I don't think the lending issue will be resolved anytime soon - it's simply a new model and I don't see publishers embracing anything resembling it. For that reason I think somewhere around $4.99 is the breaking point. At $4.99, I think many of the concerns about rights and proprietary things start to go away - it's like renting a movie. Plus a $4.99 book by an upper midlister can compete effectively with an indie author charging $1-$3, while a $10 or more book can't - even if the midlister gets more actual sales, with its overhead, it can't survive the death-by-a-thousand-papercuts that $1-$3 books by talented DIY authors represents.

Maybe the real figure is $4 or $6, not $5 but I think it's somewhere in that range. I'm not sure a variable charge done after the fact will work in practice, but it couldn't hurt to try.

Re: Keep E-book Prices Affordable

Postby mwlcarter » Wed Apr 21, 2010 6:16 am

Personally, I think $5 is the magic number for e-book pricing. With virtually zero production cost, $5 divvied up between publisher and author probably still leaves both parties with more profits than they make off a mass-market paperback. If they want to charge, say, $6.99 for new releases, that'd be fine, but backlist books need to be $5 or less.
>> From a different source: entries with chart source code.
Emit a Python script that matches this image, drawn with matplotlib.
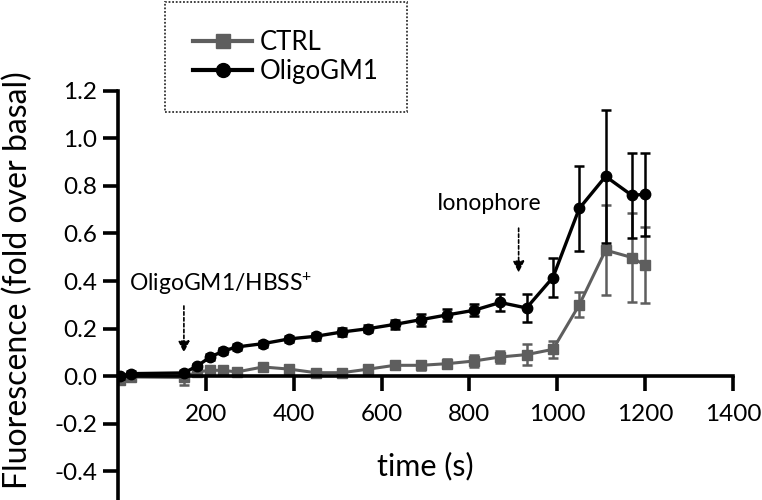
import matplotlib
matplotlib.use("Agg")
import matplotlib.pyplot as plt
from matplotlib.lines import Line2D

plt.rcParams["font.family"] = ["Lato", "DejaVu Sans"]
plt.rcParams["mathtext.fontset"] = "custom"
plt.rcParams["mathtext.rm"] = "Lato"
plt.rcParams["mathtext.default"] = "rm"

# time points (s)
time = [5, 30, 150, 180, 210, 240, 270, 330, 390, 450, 510, 570, 630, 690,
        750, 810, 870, 930, 990, 1050, 1110, 1170, 1200]

# CTRL mean and SEM
ctrl = [-0.015, -0.003, -0.005, 0.018, 0.025, 0.025, 0.018, 0.039, 0.03,
        0.015, 0.015, 0.03, 0.046, 0.046, 0.053, 0.064, 0.081, 0.091,
        0.113, 0.30, 0.53, 0.499, 0.466]
ctrl_err = [0.01, 0.01, 0.03, 0.01, 0.01, 0.01, 0.01, 0.01, 0.01, 0.01,
            0.01, 0.01, 0.015, 0.02, 0.02, 0.025, 0.025, 0.043, 0.035,
            0.052, 0.19, 0.185, 0.16]

# OligoGM1 mean and SEM
oligo = [0.0, 0.011, 0.014, 0.043, 0.081, 0.106, 0.123, 0.137, 0.157,
         0.168, 0.186, 0.20, 0.218, 0.238, 0.258, 0.277, 0.31, 0.287,
         0.415, 0.705, 0.84, 0.76, 0.765]
oligo_err = [0.01, 0.01, 0.01, 0.01, 0.012, 0.012, 0.012, 0.012, 0.012,
             0.015, 0.015, 0.015, 0.02, 0.025, 0.025, 0.025, 0.035, 0.058,
             0.08, 0.18, 0.28, 0.18, 0.175]

ctrl_color = "#5e5e5e"

fig = plt.figure(figsize=(7.62, 5.0), dpi=100)
ax = fig.add_axes([118 / 762, 0.0, (733 - 118) / 762, 1 - 90.7 / 500])

ax.errorbar(time, ctrl, yerr=ctrl_err, color=ctrl_color, ecolor=ctrl_color,
            marker="s", markersize=7, linewidth=2.2, elinewidth=1.8,
            capsize=3.5, capthick=1.8, zorder=2)
ax.errorbar(time, oligo, yerr=oligo_err, color="black", ecolor="black",
            marker="o", markersize=7.5, linewidth=2.4, elinewidth=1.8,
            capsize=3.5, capthick=1.8, zorder=3)

ax.set_xlim(0, 1400)
ax.set_ylim(-0.52, 1.2)
ax.set_xticks([200, 400, 600, 800, 1000, 1200, 1400])
ax.set_yticks([-0.4, -0.2, 0.0, 0.2, 0.4, 0.6, 0.8, 1.0, 1.2])
ax.set_yticklabels([f"{v:.1f}" for v in ax.get_yticks()])

ax.spines["top"].set_visible(False)
ax.spines["right"].set_visible(False)
ax.spines["bottom"].set_position(("data", 0))
ax.spines["left"].set_linewidth(2.6)
ax.spines["bottom"].set_linewidth(2.6)
ax.tick_params(axis="y", direction="out", length=11, width=2.6,
               labelsize=17.5, pad=4)
ax.tick_params(axis="x", direction="out", length=11, width=2.6,
               labelsize=17.5, pad=9)

ax.set_xlabel("time (s)", fontsize=22)
ax.xaxis.set_label_coords(0.5, 0.083)
ax.xaxis.label.set_va("center")
ax.set_ylabel("Fluorescence (fold over basal)", fontsize=23)
ax.yaxis.set_label_coords(-0.163, 0.537)
ax.yaxis.label.set_va("center")

# treatment annotations
arrow = dict(arrowstyle="-|>", linestyle=(0, (2, 1.5)), color="black",
             lw=1.2, mutation_scale=17)
ax.annotate("", xy=(150, 0.088), xytext=(150, 0.307), arrowprops=arrow)
ax.text(234, 0.39, "OligoGM1/HBSS$^{+}$", ha="center", va="center",
        fontsize=16.5)
ax.annotate("", xy=(912, 0.424), xytext=(912, 0.634), arrowprops=arrow)
ax.text(846, 0.727, "Ionophore", ha="center", va="center", fontsize=16.5)

handles = [
    Line2D([], [], color=ctrl_color, marker="s", markersize=10, linewidth=3),
    Line2D([], [], color="black", marker="o", markersize=10, linewidth=3),
]
leg = fig.legend(handles, ["CTRL", "OligoGM1"], loc="upper left",
                 bbox_to_anchor=(165 / 762, 1 - 2 / 500), borderaxespad=0,
                 fontsize=18.5, frameon=True, fancybox=False, borderpad=1.1,
                 labelspacing=0.15, handlelength=2.3, handletextpad=0.3)
frame = leg.get_frame()
frame.set_edgecolor("black")
frame.set_linestyle((0, (1, 1)))
frame.set_linewidth(1.3)

fig.savefig("out.png", dpi=100)
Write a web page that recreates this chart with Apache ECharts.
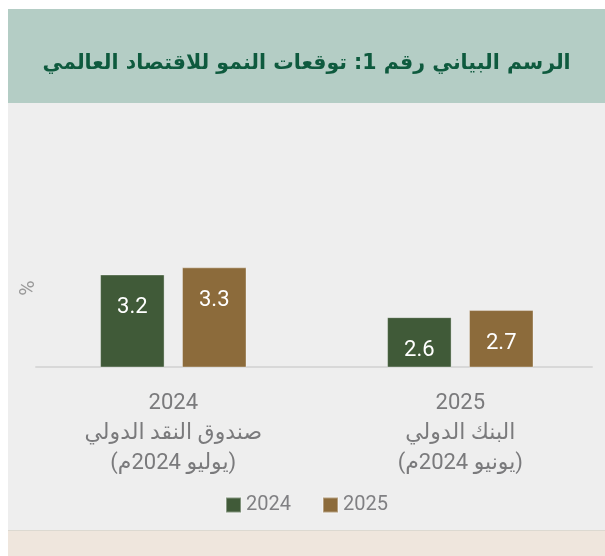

With paper books, they start off with the premium hardcover price (justified by the new release status and the hardcover format), then about a year later the price drops by two-thirds with the release of the mass-market paperback version. There's also the remaindered book market, where hardcovers usually cost less than paperbacks. In contrast, with e-books, publishers are trying to sell us a digital product for the price of a physical product, and the price remains the same in perpetuity. It's crazy that it's cheaper for me to go buy a remaindered hardcover than it is to buy an e-book.

I also simply refuse to pay more for an e-book than a paperback, and quite frankly I think the paperback at the same price is a better deal, because you're receiving a product you can hold in your hands and there's a perception that there's actually value to what you've just paid for. Paying the same or more for a virtual object compared to a physical object just doesn't work... people understand intellectually that the value is in the words that make up the book, but emotionally we immediately question why we're paying the same when we're not receiving a physical product in return.

Regarding e-books, I expect I'll start buying them in the future if/when they're reasonably priced, simply because I've not only run out of room on my shelves, but I've also run out of room for shelves. And it's nice to know that unlike my current library which can burn down with my house, an e-book library is safely backed up on the Internet, ready to be downloaded again in case of system failure. As for eReaders, I've recently ordered the Kobo eReader, which supports PDF and ePub, and is much less expensive than other ereaders (it's $149, coming closer to the $99 price which is where I think ereaders will really take off...).

Of course, as e-books become more prevalent, I think that the whole publisher model itself is going to be threatened. As an author, why should I go through a publisher if I can produce my own e-book through Lulu, or simply issue my book in PDF format?

Re: Keep E-book Prices Affordable

Postby Janetta » Wed Apr 21, 2010 12:17 pm

I think keeping e-book pricing needs to be kept low, but sufficient to pay the writers and producers adequately.

Re: Keep E-book Prices Affordable

Postby samwaltz » Wed Apr 21, 2010 12:51 pm

$100 per year.
We subscribe to the SciFi channel. We pay a monthly fee, and watch what we want.
I would like a similar fee for ebooks. Consider it library membership fee, so that individual loans are free (rather than the model you are presenting with free membership, but charging for loans). I'd have months where I'd read 4-5 SciFi books, and months where I'd read maybe one. The benefit for the publishing industry, of course, is that you would have a lot of readers who read less than the average number of books... but the ones who read all kinds of obscure titles would highly recommend a significant number, which would their friends, etc., would then be more likely to purchase in paper copies.
You could also sell a $50 annual subscription to short stories. It's nice being able to grab a quick story before a commute - which is why I subscribe to
A $25 per year "book of the month" club could also make sense... Send out the same book to hundreds of thousands of people, and get them talking about it. It would be a quick and easy step from that into the $100 "what you want, when you want" plan.

Re: Keep E-book Prices Affordable

Postby Rich Baldwin » Mon Apr 26, 2010 3:52 pm

If nothing else, you poll demonstrates the variable pricing would be better (all else being equal) for authors of works that people really liked, but probably a little bit worse off for people whose work is considered average.